We saw that those coming to the Soup Kitchens in Israel were primarily new immigrants from the FSU who were already accustomed to this type of food assistance and the very old and needy people, who come to the Kitchens more for company and venue to meet other people, even more than the food itself.

We looked into initiating programs such as "Meals on Wheels: but realized the logistical expense of doing this on a national scale would be prohibitive, so we decided instead to focus our efforts in creating Israel's first National Food Bank,

There were several impediments in doing this, primarily since Israel has yet to pass legislation similar to the "Good Samaritan Law"  and/or the "Bill Emerson Food Act" which protects donors from lawuits that could arise from the distribution of foods that spoiled, etc., and also that the current Tax laws in Israel do not allow for donations of surplus or close to expiration food items to be counted as a taxable deduction.

Yet, we forged ahead and for over four years, that was our main focus.
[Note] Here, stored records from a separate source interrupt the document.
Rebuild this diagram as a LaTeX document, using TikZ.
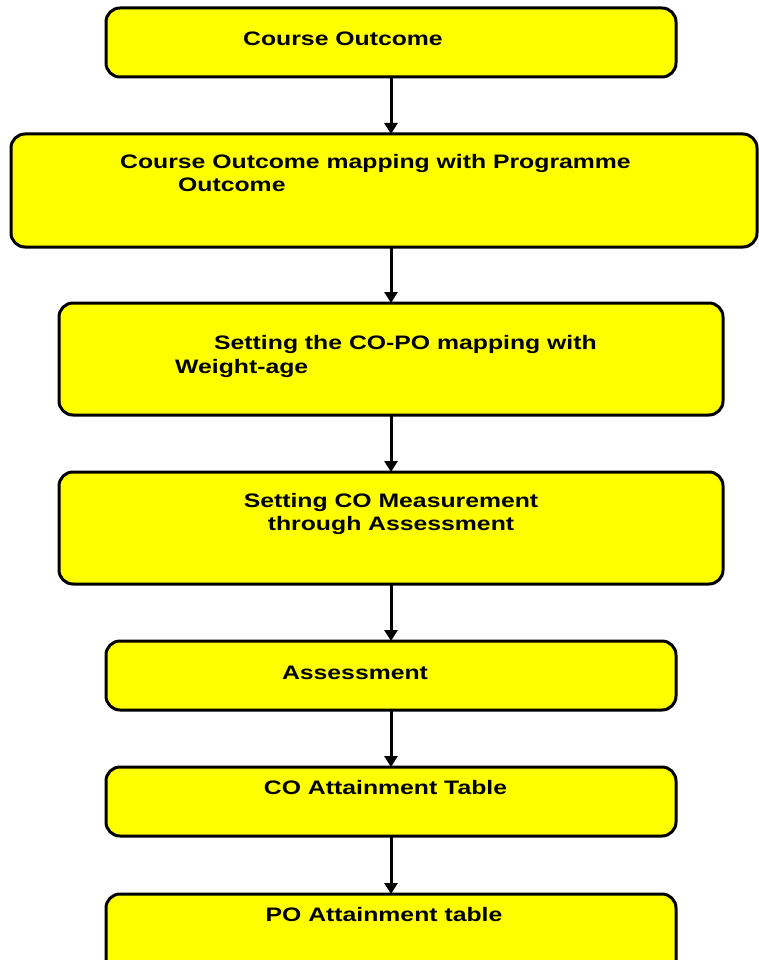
\documentclass[tikz,border=0pt]{standalone}
\usepackage{fontspec}
\setmainfont{Liberation Sans}
\newfontfamily\boxfont[FakeStretch=1.27]{Liberation Sans}
\usetikzlibrary{arrows.meta}
\definecolor{boxyellow}{RGB}{255,255,0}
\tikzset{
  flowbox/.style={draw=black, line width=3pt, fill=boxyellow, rounded corners=14pt, inner sep=0pt, outer sep=0pt},
  lbl/.style={inner sep=0pt, font=\boxfont\bfseries\fontsize{19.5}{24}\selectfont},
  arr/.style={line width=3pt, -{Triangle[width=13pt,length=11pt]}}
}
\begin{document}
\begin{tikzpicture}[x=1pt,y=-1pt]
\useasboundingbox (0,0) rectangle (759,960);
\fill[white] (0,0) rectangle (759,960);
% boxes
\node[flowbox, minimum width=570pt, minimum height=69pt] (b1) at (391,42.5) {};
\node[flowbox, minimum width=746pt, minimum height=113pt] (b2) at (384,190.5) {};
\node[flowbox, minimum width=664pt, minimum height=112pt] (b3) at (391,359) {};
\node[flowbox, minimum width=664pt, minimum height=112pt] (b4) at (391,528) {};
\node[flowbox, minimum width=570pt, minimum height=69pt] (b5) at (391,675.5) {};
\node[flowbox, minimum width=570pt, minimum height=69pt] (b6) at (391,801.5) {};
\node[flowbox, minimum width=570pt, minimum height=80pt] (b7) at (391,934) {};
% labels
\node[lbl, anchor=base west] (t1) at (243,46) {Course Outcome};
\node[lbl, anchor=base west] (t2a) at (120,169) {Course Outcome mapping with Programme};
\node[lbl, anchor=base west] (t2b) at (178,191) {Outcome};
\node[lbl, anchor=base west] (t3a) at (214,349) {Setting the CO-PO mapping with};
\node[lbl, anchor=base west] (t3b) at (175,373) {Weight-age};
\node[lbl, anchor=base] (t4a) at (391,507) {Setting CO Measurement};
\node[lbl, anchor=base] (t4b) at (391,530) {through Assessment};
\node[lbl, anchor=base] (t5) at (355,679) {Assessment};
\node[lbl, anchor=base] (t6) at (385.5,794) {CO Attainment Table};
\node[lbl, anchor=base] (t7) at (384,921) {PO Attainment table};
% arrows
\draw[arr] (b1.south) -- (b1.south |- b2.north);
\draw[arr] (b2.south -| b1.south) -- (b3.north);
\draw[arr] (b3.south) -- (b4.north);
\draw[arr] (b4.south) -- (b5.north);
\draw[arr] (b5.south) -- (b6.north);
\draw[arr] (b6.south) -- (b7.north);
\end{tikzpicture}
\end{document}
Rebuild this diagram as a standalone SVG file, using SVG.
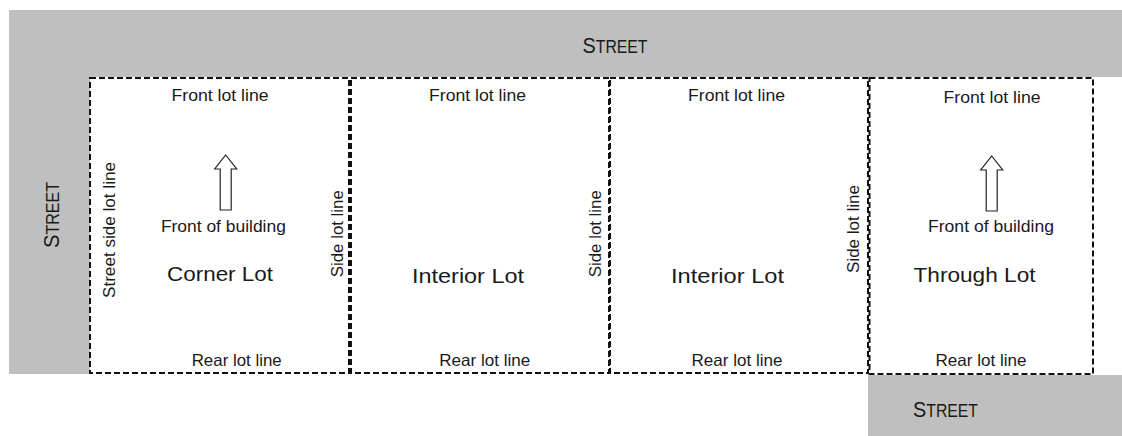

Hundreds of companies donated their surplus food items to us and delivered it or arranged for us to have it picked up and delivered to our central warehouse in Ramla, from where we distributed these items to more than 170 local charitable institutions feeding the needy in their individual towns and regions.

GJARN initiated innovative and national programs to ensure that surplus foods from manufacturers, distributors, farmers and even the Israeli Army, were no longer destroyed and wasted, but given instead to organizations feeding the poor.

To this date, and even as the Israeli Army is reducing the number of its own Kitchens and buying prepared food instead from approved caterers based on actual number of soldiers on active duty at each base per day, the surplus foods being collected daily by local organizations near each base, feed close to 10,000 people daily!

Eventually, the need to build refigerated warehouses, open additional centralzied warehouses to cover the North and South, and the realizations that the bulk of donations are more of a luxury items that the basic food staples most poor families need, we changed directions and created THE FOOD CARD (originally known as "A Full Plate").

However, we collobarated and shared our expereince and expertise with the "Forum for Food Insecurity in Israel" and other advocacy organizations to help create Leket - Isreal's National Food Bank of which we were a founding member.